A 4 inch brass protractor (from a case of drawing instruments) signed Gilbert & Sons London. Gilbert & Sons were working from 1806-1819.
A 6” Vernier protractor made for the British government by S&S Ltd. This heavy brass protractor is a close copy of the much earlier one made by Troughton & Simms (see above). It is housed in a fitted mahogany case. The separate magnifier and screw pins for holding it in place are missing.
A 6” boxwood rectangular protractor signed Coombes Devonport. Unusually it has both inch and cm scales and both systems of diagonal scale.
A combination 6” ivory rectangular protractor and rolling parallel rule dating from 1830-1850 period. The end fittings and rollers are electrum. On the upper side it has the usual degrees around three sides and 1/4” and 1/2” diagonal scales. On the reverse are architect’s and surveyor’s scales (1/8, 1/4, 3/8, 1/2, 5/8, 3/4, 7/8, and 1”; 30, 35, 45, 50, 60 , C).

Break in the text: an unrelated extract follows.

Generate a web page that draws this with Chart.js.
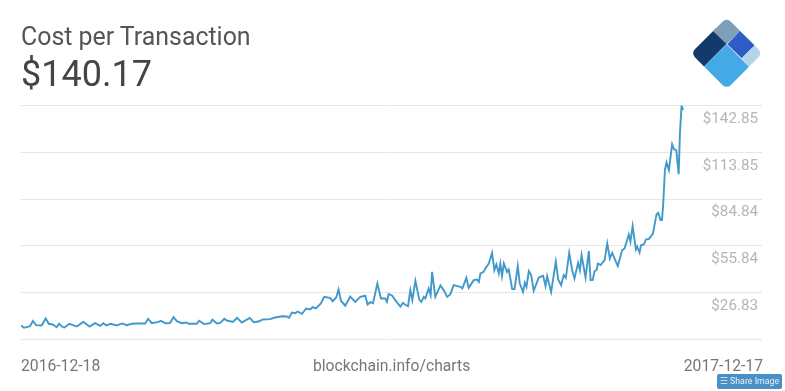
<!DOCTYPE html>
<html>
<head>
<meta charset="utf-8">
<title>Cost per Transaction</title>
<script src="https://cdn.jsdelivr.net/npm/chart.js@4"></script>
<style>
  html, body { margin: 0; padding: 0; background: #fff; }
  #wrap { position: relative; width: 785px; height: 391px; overflow: hidden; font-family: Roboto, sans-serif; }
  #myChart { position: absolute; left: 0; top: 0; }
  .txt { position: absolute; white-space: nowrap; line-height: 1; }
  #title { left: 21px; top: 25px; font-size: 24.9px; color: #555; }
  #value { left: 21px; top: 56px; font-size: 36px; color: #444; }
  .foot { top: 358px; font-size: 15.7px; color: #777; }
  #logo { position: absolute; left: 670px; top: 10px; }
  #share { position: absolute; left: 717px; top: 374px; width: 65px; height: 15px; background: #4a90c8; border-radius: 2px;
           color: #e8f1f8; font-size: 8.8px; line-height: 15px; text-align: center; }
</style>
</head>
<body>
<div id="wrap">
  <canvas id="myChart" width="785" height="391"></canvas>
  <div class="txt" id="title">Cost per Transaction</div>
  <div class="txt" id="value">$140.17</div>
  <svg id="logo" width="110" height="90" viewBox="0 0 330 270">
    <defs>
      <clipPath id="diamond"><rect x="94" y="54" width="152" height="152" rx="17" transform="rotate(45 170 130)"></rect></clipPath>
    </defs>
    <g clip-path="url(#diamond)">
      <polygon points="40,130 128,42 170,101 100,172" fill="#123a6b"></polygon>
      <polygon points="128,62 170,10 210,62 170,103" fill="#7d9fb8"></polygon>
      <polygon points="210,62 255,105 215,145 172,103" fill="#2f5cc4"></polygon>
      <polygon points="255,105 300,130 237,170 215,145" fill="#b3d5e8"></polygon>
      <polygon points="170,103 237,170 170,260 100,172" fill="#45a9e6"></polygon>
    </g>
  </svg>
  <div class="txt foot" style="left:21px">2016-12-18</div>
  <div class="txt foot" style="left:313px">blockchain.info/charts</div>
  <div class="txt foot" style="right:22px">2017-12-17</div>
  <div id="share">&#9776; Share Image</div>
</div>
<script>
// Days since 2016-12-18, sampled at the turning points of the line
const days = [0,1.7,5,6.6,8.3,11.4,13.6,15.3,17.5,19.7,21,22.5,24,26.7,30.8,34.4,37.8,40.9,43.7,45.5,47,49.5,52.9,55.8,58.4,61.1,63.9,68.5,70.2,72.2,75.9,77.2,80.1,82.3,84.2,86,88.8,91.2,92.5,97,98.3,101.1,104.4,105.7,108.1,110,112.2,113.6,117,119.2,121.9,126.2,128.5,131.1,133.5,137.5,140.3,144,146.8,147.9,149.5,151.4,152.7,155.1,157.4,159.6,160.9,162.8,165.5,167.4,170.7,172,174,175.3,176.6,179,181.7,184.5,187.3,190,191.3,192.8,194.3,196.7,198.7,201.1,202,202.9,204.8,206.6,209.4,210.8,212.1,213.6,214.9,216,217.7,219.9,221,222.3,223.2,225,226.1,226.9,228.7,231.5,233.3,235.2,237,238.8,242.5,243.6,245.8,247.1,249.9,251.7,252.7,253.6,255.4,256.3,258.2,260,261.3,262.4,263.7,264.6,265.5,266.5,268.3,269.2,270.1,271.1,272.4,274.2,275.3,277.1,278.1,279,280.3,281.6,283,285.8,288.2,289.5,290.4,292.6,295.2,296.5,298.1,299.6,300.7,302.6,304.2,305.5,307.5,308.5,309.4,311.6,313.4,314.4,315.5,316.6,317.7,318.4,319.9,322.1,323.6,325,326.3,329.4,331.8,333.1,335.5,336.4,337.6,339.4,340.1,341.4,342.3,343.8,344.9,346.6,348.8,350.8,351.7,353,353.8,354.5,355.4,356.3,357.6,359.4,360.5,361.7,363,363.7,364.6,365.5];
const costs = [6.45,5,6,9.3,6.7,6.45,10.8,7.5,7.1,5.4,7.5,5.8,5.2,7.5,5.8,8.7,5.8,7.9,6.2,7.9,6.45,7.5,6.45,7.7,6.65,7.5,7.7,7.7,10.6,7.9,8.7,9.35,7.7,8.1,11.6,9.1,7.9,8.3,7.5,7.5,9.35,7.3,7.9,10,7.7,8.1,10.6,9.55,8.7,11.2,8.3,11.2,8.5,8.9,10.2,10.4,11.4,12.2,12,11.2,14.5,14.1,15.1,13.7,17,16.4,17.8,17,20.1,24.2,23.4,21.5,23.8,28.8,21.8,18.7,24.4,21.1,24.2,24.9,19.5,20.9,20.3,32.5,23.2,23.2,21.1,25.9,25.1,22.2,18.2,20.5,19.3,18.4,28.4,22.2,34.2,22.2,21.1,24.2,23.2,29.4,25.3,39.7,24.2,31.3,28.4,24.2,25.9,31.5,30.4,29.4,36,29.8,34.6,35,33.5,38.7,39.7,41.8,44.9,51.5,40.8,44.3,38.7,44.9,37.1,44.9,39.7,41.2,35.6,29,29,43.3,32.5,27.3,32.9,30.4,40.2,37.7,27.9,36.2,37.3,30.9,37.1,27.3,46,35,31.5,37.7,36,51.5,40.8,35.6,45.3,40.8,50.1,36.2,52.6,34.6,34.6,40.2,40.8,44.9,43.9,47,57.3,48,51.5,43.3,53.2,54.2,62.9,58.4,68.1,53.6,55.3,51.7,56.3,56.7,59.8,60.2,63.5,75.5,76.3,71.8,71.8,82.1,102.8,107.6,102.8,118.9,115.6,115.2,100.3,125.6,142.7,140.17];
const tickValues = [-2.18,26.83,55.84,84.84,113.85,142.85];
const tickLabels = ['','$26.83','$55.84','$84.84','$113.85','$142.85'];

const ctx = document.getElementById('myChart').getContext('2d');
new Chart(ctx, {
    type: 'line',
    data: {
        datasets: [{
            data: days.map((d, i) => ({ x: d, y: costs[i] })),
            borderColor: '#4199cb',
            borderWidth: 1.9,
            pointRadius: 0,
            tension: 0,
            fill: false
        }]
    },
    options: {
        responsive: false,
        animation: false,
        layout: { padding: { left: 21, right: 23, top: 105.6, bottom: 51.6 } },
        plugins: { legend: { display: false }, tooltip: { enabled: false } },
        scales: {
            x: { type: 'linear', display: false, min: 0, max: 409 },
            y: {
                position: 'right',
                min: -2.18,
                max: 142.85,
                border: { display: false },
                grid: { color: '#e6e6e6', lineWidth: 1, drawTicks: false, tickLength: 0 },
                afterBuildTicks: (axis) => { axis.ticks = tickValues.map(v => ({ value: v })); },
                afterFit: (axis) => { axis.width = 0; },
                ticks: {
                    mirror: true,
                    padding: -4,
                    labelOffset: 13.5,
                    color: '#b5b5b5',
                    font: { family: 'Roboto', size: 15.2 },
                    callback: (v) => tickLabels[tickValues.indexOf(v)]
                }
            }
        }
    }
});
</script>
</body>
</html>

Protractor artillery board Mk 2/2 OS72339 made by Blundell Rules Ltd, probably in the 1950s. This celluloid protractor measures 5.1 x 7.4 inches. It has a green cloth covered hard case marked with the numbers OS4622A and OS32832.
Ivory 6” rectangular protractor signed Is Simons Mary le Bone Street London. James Simons was working there from 1771 to 1794.
“The Colley Variation Protractor” by J H Steward. The semi-circle is 6” across and the main material is celluloid. The end of the swing arm has lines on it at 1 degree intervals for the magnetic variation.
Col. W Verners Complete Sketcher no.603 made by J H Steward, 406 Strand, London about the time of WWI. It combines the functions of protractor, magnetic compass, rule, alidade and clinometer. Regrettably the compass card has been replaced at some time with a crude, homemade? one. Verner originally patented it in the 19th century when he was Capt. Verner and versions exist with him as Capt., Major, Lieut. Col. and Col. Verner. On early versions the alidade does not extend. It’s a military sketching protractor, and an officer’s personal property.